-------- Given data --------

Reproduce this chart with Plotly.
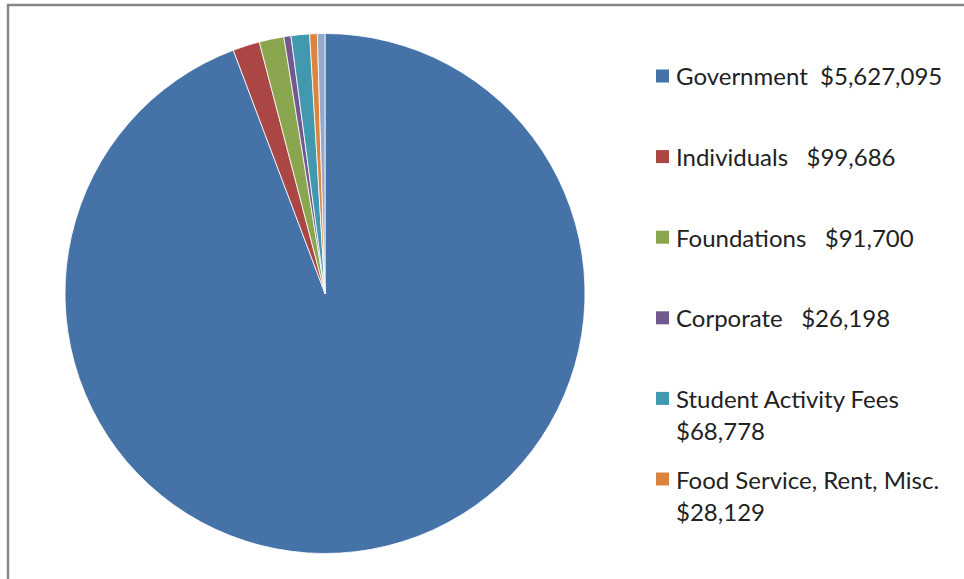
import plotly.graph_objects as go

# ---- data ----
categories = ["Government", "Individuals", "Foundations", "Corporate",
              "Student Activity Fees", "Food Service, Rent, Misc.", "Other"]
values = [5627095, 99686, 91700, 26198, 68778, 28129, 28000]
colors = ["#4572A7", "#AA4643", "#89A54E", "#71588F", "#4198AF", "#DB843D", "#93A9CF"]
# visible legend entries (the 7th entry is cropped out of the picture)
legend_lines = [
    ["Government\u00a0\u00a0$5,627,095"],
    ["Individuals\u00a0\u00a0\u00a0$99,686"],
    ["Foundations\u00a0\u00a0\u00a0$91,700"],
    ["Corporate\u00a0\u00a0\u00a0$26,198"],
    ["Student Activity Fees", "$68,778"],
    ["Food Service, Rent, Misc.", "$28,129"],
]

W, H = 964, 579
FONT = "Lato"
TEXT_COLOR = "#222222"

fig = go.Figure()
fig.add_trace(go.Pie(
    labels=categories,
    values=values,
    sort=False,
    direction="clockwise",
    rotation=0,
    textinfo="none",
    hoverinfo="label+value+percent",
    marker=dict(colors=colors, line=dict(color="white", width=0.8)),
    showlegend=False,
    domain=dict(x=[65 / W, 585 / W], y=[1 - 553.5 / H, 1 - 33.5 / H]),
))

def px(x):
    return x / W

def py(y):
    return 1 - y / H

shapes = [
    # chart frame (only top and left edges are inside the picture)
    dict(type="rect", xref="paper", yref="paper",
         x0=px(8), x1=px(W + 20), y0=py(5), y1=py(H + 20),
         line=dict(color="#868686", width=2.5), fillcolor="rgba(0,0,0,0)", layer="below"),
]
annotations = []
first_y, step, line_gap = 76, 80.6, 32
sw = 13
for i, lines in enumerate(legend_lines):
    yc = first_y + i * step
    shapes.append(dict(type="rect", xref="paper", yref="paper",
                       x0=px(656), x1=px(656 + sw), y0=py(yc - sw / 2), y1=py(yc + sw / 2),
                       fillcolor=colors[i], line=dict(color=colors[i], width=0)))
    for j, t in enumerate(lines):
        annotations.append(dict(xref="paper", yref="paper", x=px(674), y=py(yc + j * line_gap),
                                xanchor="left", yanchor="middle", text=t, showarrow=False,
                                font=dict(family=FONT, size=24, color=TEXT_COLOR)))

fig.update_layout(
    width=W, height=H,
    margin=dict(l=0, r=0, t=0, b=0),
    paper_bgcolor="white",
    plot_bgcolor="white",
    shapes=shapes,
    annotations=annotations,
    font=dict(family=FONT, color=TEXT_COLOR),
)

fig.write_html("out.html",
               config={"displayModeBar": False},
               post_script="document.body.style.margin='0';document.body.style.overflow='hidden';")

--------
-------- Given data --------

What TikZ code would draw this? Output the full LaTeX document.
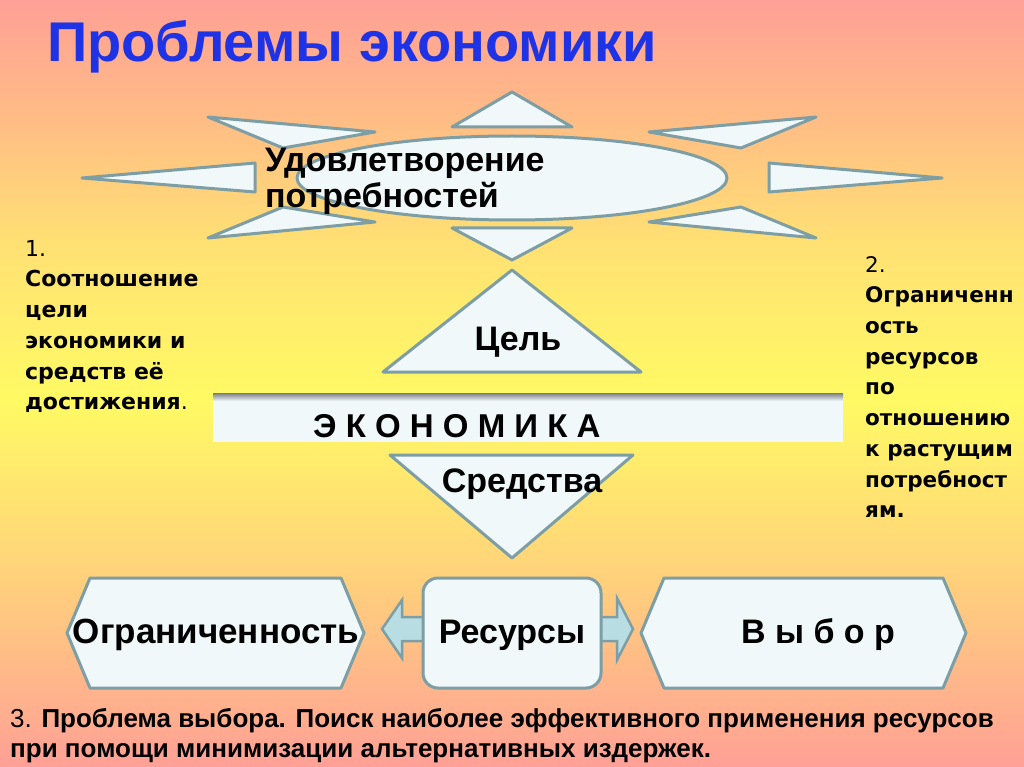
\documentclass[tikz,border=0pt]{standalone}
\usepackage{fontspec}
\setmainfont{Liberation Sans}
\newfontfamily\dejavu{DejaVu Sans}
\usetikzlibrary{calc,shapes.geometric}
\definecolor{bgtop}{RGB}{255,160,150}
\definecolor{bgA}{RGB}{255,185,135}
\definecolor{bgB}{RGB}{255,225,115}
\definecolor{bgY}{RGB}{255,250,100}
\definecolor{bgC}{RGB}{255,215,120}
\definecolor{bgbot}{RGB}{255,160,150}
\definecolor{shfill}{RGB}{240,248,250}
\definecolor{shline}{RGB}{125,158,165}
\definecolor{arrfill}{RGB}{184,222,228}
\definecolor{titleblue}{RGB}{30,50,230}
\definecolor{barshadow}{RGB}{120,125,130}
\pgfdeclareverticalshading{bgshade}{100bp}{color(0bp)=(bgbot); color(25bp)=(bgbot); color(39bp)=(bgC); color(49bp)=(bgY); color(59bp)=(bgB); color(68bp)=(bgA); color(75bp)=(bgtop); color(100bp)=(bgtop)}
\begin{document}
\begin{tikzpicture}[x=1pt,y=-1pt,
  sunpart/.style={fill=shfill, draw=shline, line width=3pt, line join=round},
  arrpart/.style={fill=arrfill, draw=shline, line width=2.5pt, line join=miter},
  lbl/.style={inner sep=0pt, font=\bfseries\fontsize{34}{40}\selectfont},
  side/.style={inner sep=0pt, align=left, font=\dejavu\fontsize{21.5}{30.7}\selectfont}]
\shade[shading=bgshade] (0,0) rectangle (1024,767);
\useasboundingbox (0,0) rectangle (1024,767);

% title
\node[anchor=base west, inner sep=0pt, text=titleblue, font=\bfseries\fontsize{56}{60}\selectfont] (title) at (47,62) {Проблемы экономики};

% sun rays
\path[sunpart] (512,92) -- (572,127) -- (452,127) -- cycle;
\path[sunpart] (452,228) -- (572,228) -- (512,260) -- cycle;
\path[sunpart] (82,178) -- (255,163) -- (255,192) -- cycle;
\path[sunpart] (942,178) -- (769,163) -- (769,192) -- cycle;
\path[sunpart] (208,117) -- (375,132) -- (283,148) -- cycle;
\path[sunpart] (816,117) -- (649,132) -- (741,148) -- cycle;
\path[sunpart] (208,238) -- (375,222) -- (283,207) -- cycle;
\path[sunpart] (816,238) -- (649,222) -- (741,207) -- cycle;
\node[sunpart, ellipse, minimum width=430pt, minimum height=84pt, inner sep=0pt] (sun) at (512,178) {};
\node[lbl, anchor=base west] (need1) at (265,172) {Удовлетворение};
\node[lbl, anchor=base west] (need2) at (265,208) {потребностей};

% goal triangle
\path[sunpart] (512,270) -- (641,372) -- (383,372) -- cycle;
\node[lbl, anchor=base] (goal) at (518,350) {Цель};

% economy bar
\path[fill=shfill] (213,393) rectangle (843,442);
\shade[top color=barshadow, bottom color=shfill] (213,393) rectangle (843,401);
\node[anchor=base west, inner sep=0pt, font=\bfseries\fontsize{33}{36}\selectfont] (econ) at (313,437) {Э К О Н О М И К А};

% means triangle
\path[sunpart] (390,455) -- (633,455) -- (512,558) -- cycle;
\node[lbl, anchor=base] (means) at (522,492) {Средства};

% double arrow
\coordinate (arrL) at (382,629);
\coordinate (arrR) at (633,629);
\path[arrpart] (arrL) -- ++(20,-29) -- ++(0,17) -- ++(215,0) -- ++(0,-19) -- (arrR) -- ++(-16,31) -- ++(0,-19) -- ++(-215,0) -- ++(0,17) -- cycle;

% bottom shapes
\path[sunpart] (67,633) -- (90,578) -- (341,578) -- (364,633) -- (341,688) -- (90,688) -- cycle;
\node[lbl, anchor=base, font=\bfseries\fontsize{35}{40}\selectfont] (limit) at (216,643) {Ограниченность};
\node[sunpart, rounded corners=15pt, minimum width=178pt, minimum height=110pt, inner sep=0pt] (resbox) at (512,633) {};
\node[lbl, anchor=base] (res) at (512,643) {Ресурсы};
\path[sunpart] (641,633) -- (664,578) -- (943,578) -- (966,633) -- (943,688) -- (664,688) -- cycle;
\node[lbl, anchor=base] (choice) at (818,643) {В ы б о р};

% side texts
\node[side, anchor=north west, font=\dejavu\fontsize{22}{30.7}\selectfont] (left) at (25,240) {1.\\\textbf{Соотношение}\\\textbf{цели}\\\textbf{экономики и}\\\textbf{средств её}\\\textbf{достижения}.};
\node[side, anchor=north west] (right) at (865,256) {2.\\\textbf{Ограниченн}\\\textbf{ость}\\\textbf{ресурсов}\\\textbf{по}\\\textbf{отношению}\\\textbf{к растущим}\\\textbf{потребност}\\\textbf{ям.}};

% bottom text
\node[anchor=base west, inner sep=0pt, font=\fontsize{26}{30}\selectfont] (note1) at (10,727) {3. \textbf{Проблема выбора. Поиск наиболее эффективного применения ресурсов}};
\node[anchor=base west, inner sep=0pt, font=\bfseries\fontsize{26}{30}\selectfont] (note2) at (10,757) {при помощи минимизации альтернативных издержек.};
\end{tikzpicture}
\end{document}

--------
-------- Given data --------

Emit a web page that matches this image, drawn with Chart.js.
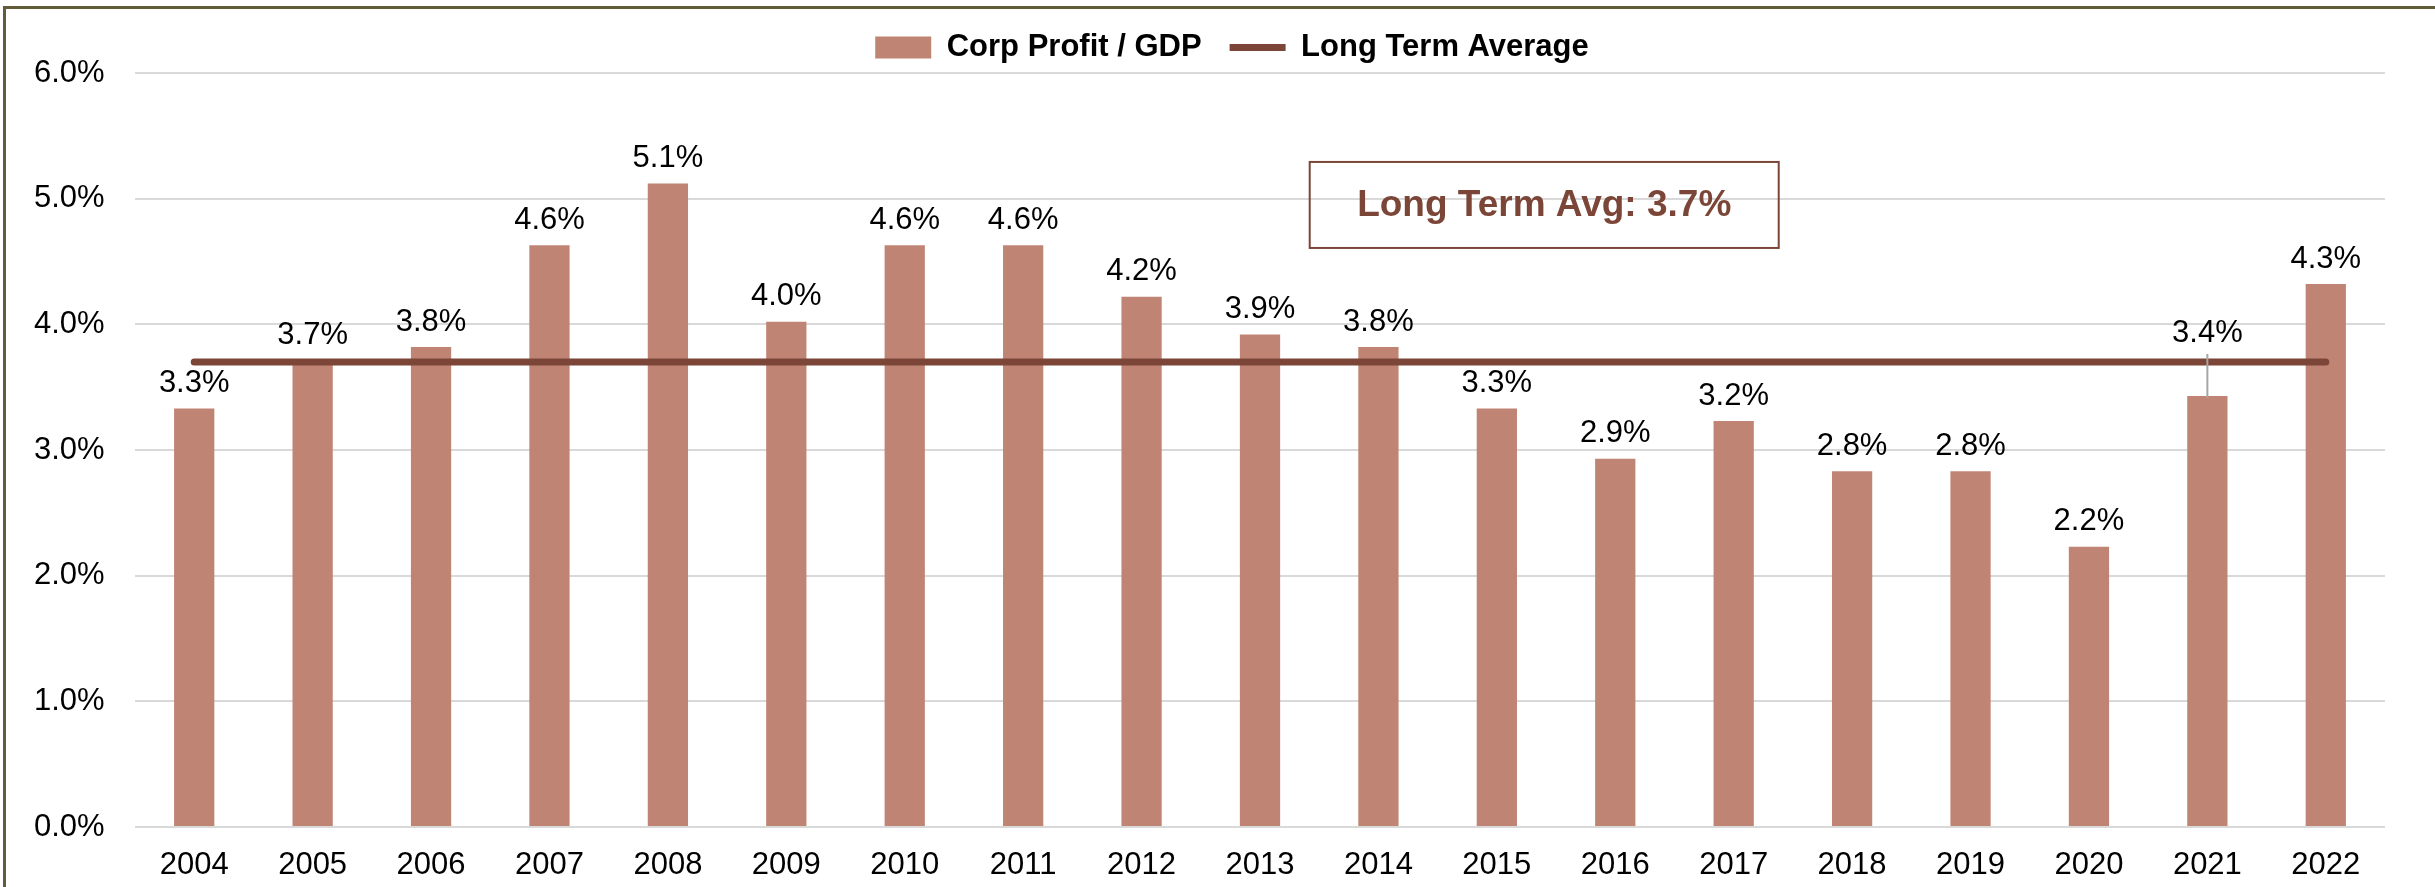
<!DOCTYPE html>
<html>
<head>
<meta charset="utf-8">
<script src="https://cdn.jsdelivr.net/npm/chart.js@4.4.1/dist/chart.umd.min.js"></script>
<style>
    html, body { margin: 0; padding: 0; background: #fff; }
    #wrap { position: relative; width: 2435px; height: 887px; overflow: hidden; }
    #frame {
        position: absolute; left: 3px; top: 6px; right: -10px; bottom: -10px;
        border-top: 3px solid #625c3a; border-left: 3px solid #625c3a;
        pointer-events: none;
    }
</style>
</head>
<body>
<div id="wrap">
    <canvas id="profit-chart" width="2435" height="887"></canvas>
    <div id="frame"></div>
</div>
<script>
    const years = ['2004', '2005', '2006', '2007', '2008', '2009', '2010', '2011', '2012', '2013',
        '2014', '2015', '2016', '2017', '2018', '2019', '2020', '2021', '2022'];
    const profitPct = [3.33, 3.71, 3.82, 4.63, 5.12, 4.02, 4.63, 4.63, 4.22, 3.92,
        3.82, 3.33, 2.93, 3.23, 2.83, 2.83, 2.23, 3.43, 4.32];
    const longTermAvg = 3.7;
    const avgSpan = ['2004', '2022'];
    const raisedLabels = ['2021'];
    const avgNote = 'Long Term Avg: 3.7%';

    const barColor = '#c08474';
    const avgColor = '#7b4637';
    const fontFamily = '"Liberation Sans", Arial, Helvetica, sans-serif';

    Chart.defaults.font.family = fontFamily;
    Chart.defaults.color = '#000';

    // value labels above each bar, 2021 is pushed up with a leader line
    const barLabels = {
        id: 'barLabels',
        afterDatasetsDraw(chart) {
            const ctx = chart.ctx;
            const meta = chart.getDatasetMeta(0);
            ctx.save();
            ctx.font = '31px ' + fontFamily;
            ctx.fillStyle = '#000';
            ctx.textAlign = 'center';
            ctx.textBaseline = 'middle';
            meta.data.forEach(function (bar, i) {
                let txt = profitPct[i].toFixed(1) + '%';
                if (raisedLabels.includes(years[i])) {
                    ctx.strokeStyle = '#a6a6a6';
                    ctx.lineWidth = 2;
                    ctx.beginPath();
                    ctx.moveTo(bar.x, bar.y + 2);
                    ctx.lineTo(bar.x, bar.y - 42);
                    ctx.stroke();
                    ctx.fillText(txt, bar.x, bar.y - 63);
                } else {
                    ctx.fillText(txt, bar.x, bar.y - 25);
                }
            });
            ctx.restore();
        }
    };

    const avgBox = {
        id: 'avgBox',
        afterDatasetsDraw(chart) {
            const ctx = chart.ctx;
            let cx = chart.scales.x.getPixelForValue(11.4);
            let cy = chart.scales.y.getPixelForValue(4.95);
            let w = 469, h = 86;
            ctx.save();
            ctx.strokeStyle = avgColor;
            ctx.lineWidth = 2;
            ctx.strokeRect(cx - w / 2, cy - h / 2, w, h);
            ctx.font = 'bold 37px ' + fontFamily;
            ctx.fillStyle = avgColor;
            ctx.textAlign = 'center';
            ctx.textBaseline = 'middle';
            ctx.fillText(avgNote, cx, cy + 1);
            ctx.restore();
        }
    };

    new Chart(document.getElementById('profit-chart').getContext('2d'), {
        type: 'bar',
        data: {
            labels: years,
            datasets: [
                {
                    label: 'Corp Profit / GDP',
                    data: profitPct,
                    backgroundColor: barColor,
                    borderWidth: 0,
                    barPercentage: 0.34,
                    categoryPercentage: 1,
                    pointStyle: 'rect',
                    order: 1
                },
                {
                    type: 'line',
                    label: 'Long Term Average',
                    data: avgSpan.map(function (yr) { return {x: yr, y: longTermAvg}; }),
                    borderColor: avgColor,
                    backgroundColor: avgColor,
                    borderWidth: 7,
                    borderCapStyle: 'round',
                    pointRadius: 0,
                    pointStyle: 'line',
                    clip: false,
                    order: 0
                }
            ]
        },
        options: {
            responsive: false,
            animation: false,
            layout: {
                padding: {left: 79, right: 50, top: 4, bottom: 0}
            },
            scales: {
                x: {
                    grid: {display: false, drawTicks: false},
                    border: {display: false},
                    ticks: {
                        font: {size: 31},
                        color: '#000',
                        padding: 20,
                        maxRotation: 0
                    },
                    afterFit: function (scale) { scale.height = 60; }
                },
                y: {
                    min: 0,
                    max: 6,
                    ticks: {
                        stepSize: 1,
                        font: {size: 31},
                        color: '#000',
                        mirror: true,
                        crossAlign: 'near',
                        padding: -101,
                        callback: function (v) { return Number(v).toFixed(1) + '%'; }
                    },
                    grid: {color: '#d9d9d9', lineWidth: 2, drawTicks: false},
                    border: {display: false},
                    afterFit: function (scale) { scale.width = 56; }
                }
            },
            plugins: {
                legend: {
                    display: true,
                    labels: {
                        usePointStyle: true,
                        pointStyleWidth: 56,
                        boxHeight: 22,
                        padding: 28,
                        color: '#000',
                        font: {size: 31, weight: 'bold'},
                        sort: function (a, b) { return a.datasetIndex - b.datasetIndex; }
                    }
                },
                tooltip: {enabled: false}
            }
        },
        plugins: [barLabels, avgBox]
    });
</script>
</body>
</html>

--------

- **Problem description**
Reproduce nothing but the lines from the one with "Reproduce this chart with Plotly." to the one with "import plotly.graph_objects as go", both lines included, and keep every picture out of the copy.

- **Response to the task**
Reproduce this chart with Plotly.
import plotly.graph_objects as go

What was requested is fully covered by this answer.